This blog is part of a series. To read part 4 click here.
I felt a lot of discomfort and pain as I was in labor. However, it was never more than I could handle. I’d be on all fours, in the tub, with the hot water of the shower streaming over me.
I’d stare ahead. I couldn’t move. I couldn’t talk.
Yet, for all the fear I had around birth, it really wasn’t bad.
As I say that, I cringe. I mean, what am I saying? It was the hardest thing I’ve ever done.
And yet, I did it. Mostly alone. I went through my entire labor at home, accompanied only by my partner and the babe in my womb.
I stressed about a doula. Should I birth at home? Could I handle it? Would it be complicated? What if I had to go to the hospital? What if I have a cesarean?
And it’s hard to share my wisdom, for it is only mine.
Birth is different for every babe and for every mama.
Yet, here’s what I know to be true.
You can handle it. We can handle it.
For the longest time, it felt like bad period cramps. I thought I wasn’t in labor because it wasn’t painful enough.
We’ve been so trained in this culture to fear birth. Our fear is the worst part about the whole process.
The whole time, even when I pushed my babe out, it wasn’t exactly painful. It was interesting. It was intense pressure. It was fascinating.
I’ve got etched in my mind the feeling of her head coming out. Then her shoulders, and quickly, the rest of her body.
It was thrilling. Amazing. It didn’t hurt.
My wish for women everywhere is that we deal with and heal our fear around birth.
I remember that when I first found out I was pregnant, that’s all I could think about, how scared I was to actually go through birth.
Now, I have to admit. I have a lot of tools. The reason I think I could birth my babe almost without assistance is because of the meditations that I do and the tools I have from being a psychic.
I spend so much time meditating, in a trance like state, that I was able to breathe through much of my labor and be fine. I didn’t know it was time to go because I kept waiting for it to be worse.
I can see now that I was trying to accommodate others. I was trying to control my process. I was trying to do it right.
So, in the end, the person who ended up not getting the connection and support she desired, was me.
I longed to be seen, witnessed and held during my labor.
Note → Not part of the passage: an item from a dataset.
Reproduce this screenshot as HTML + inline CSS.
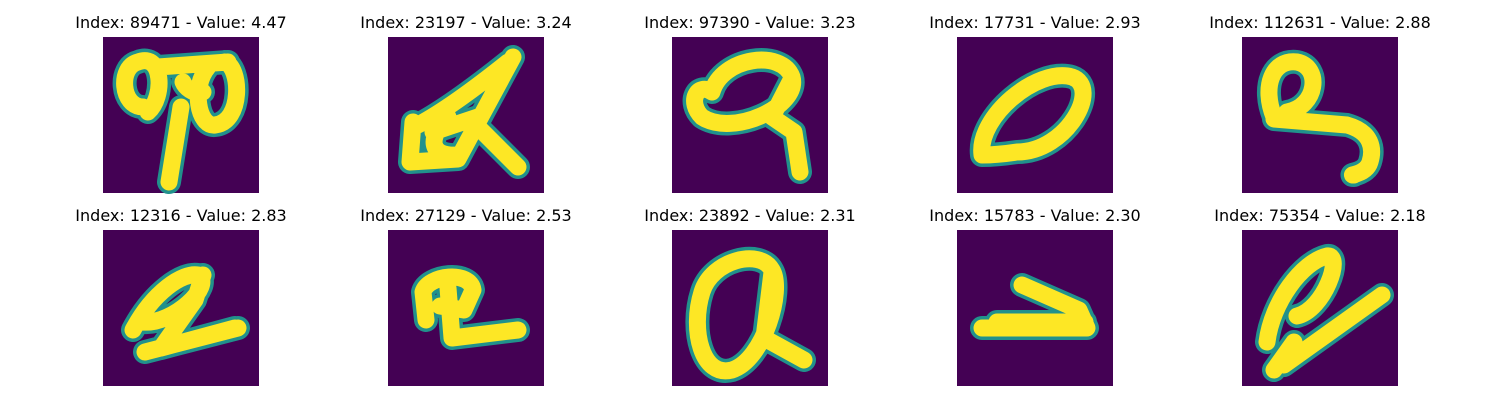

Instead, I did much of it solo. I didn’t even arrive to the birth center with enough time to have the full team arrive. It was me, my honey and my midwife, aside a half-full tub that I wasn’t allowed to get in.
It’s typical, for women especially, to try to do it right. To be perfect. To accommodate others. And, over and over again, we end up over-giving and not receiving what we truly long for.
This was one of a great many lessons of my birth day. Can you believe that I didn’t want to bother my midwife? Would you believe that I wanted to let my honey sleep because I wanted him to have rest?
One of the greatest, once in a life-time journeys, and I couldn’t ask for help. I couldn’t take center stage and allow it to be all about me, even in the midst of birthing a human.
This is the energy of a mother. A helper. A care-taker.
So, I grieved after my birth day. I had a lot of sadness. And, I know that I’m blessed with a beautiful babe, and that’s all that ultimately matters.
In the end, I did the best I could with where I was at the time. And that’s true for all of us, always. So be gentle with yourself. When your mind starts repeating that old tape, telling you you’re not good enough, you’ll fail, or you didn’t do it right, just breathe and take your attention to your heart chakra.
There, in the center of your chest, your heart knows how to heal. And there, in turn, it can shift your consciousness and the energy between you and others.
It’s simple, really. Our healing. It’s all about the heart. And love. And allowing ourselves to receive. And we can start by receiving our own loving attention, in this moment, right now, at the heart.